Establish a uniform consumer-facing dating system.

  • Establish standard, clear language for both quality based and safety based date labels. You know, so people will actually be able to understand what the labels mean.
  • Include “freeze by” dates and freezing information where applicable. This has the added benefit of reducing food waste by encouraging better long-term food storage.
  • Discontinue the use of quality based dates on non-perishable, shelf-stable products. If a food is shelf-stable, there’s no good reason to impose an arbitrary “best by” date, though a “best within x days of opening” label could still be applied.
  • Ensure date labels are clearly and predictably located on packages. Think of a model similar to the nutrition facts panel now included on foods.
  • Employ more transparent methods for selecting dates. That is, don’t base dates on best guesses, but on sound science.

Increase the use of safe handling instructions and “smart labels.”

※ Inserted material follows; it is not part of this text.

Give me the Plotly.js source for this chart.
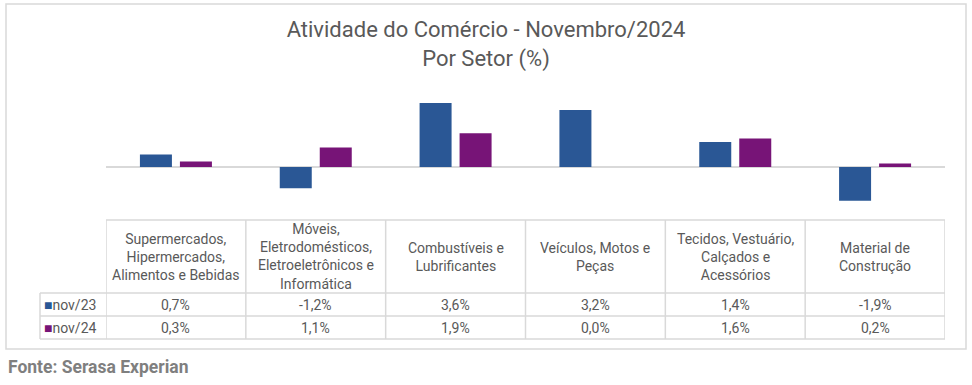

From a food safety perspective, food handling is more important than duration of storage. Labels should therefore include instructions for safe handling. “Smart labels” like the “time-temperature integrator” (TTI), which changes color if a food is kept too warm for too long, could also be adopted.

The role of industry, government and consumers.

The report calls on industry, government and consumers to take the following measures:

Food industry actors. The report recommends that the food industry convert to closed dating for sell by information; establish a standardized, comprehensible consumer-facing dating system; sell or donate near-expiration or expired foods; and educate consumers about safe food handling and the meaning of expiration dates.

Government. The report calls on Congress, federal agencies, state legislatures and state agencies to create uniform food date labeling regulations to standardize labels, reduce confusion and make the application of labels less random.

Consumers and consumer-facing agencies and organizations. The report suggests that these groups educate themselves and their constituents about the meaning of date labels, safe food handling practices and how to tell when food can safely be consumed.

We’re hoping that these recommendations are implemented by all the actors involved.  Because given the ridiculous inconsistency and confusion surrounding the existing date labeling system and the house-on-fire nature of the food waste crisis, we can’t afford to maintain the status quo.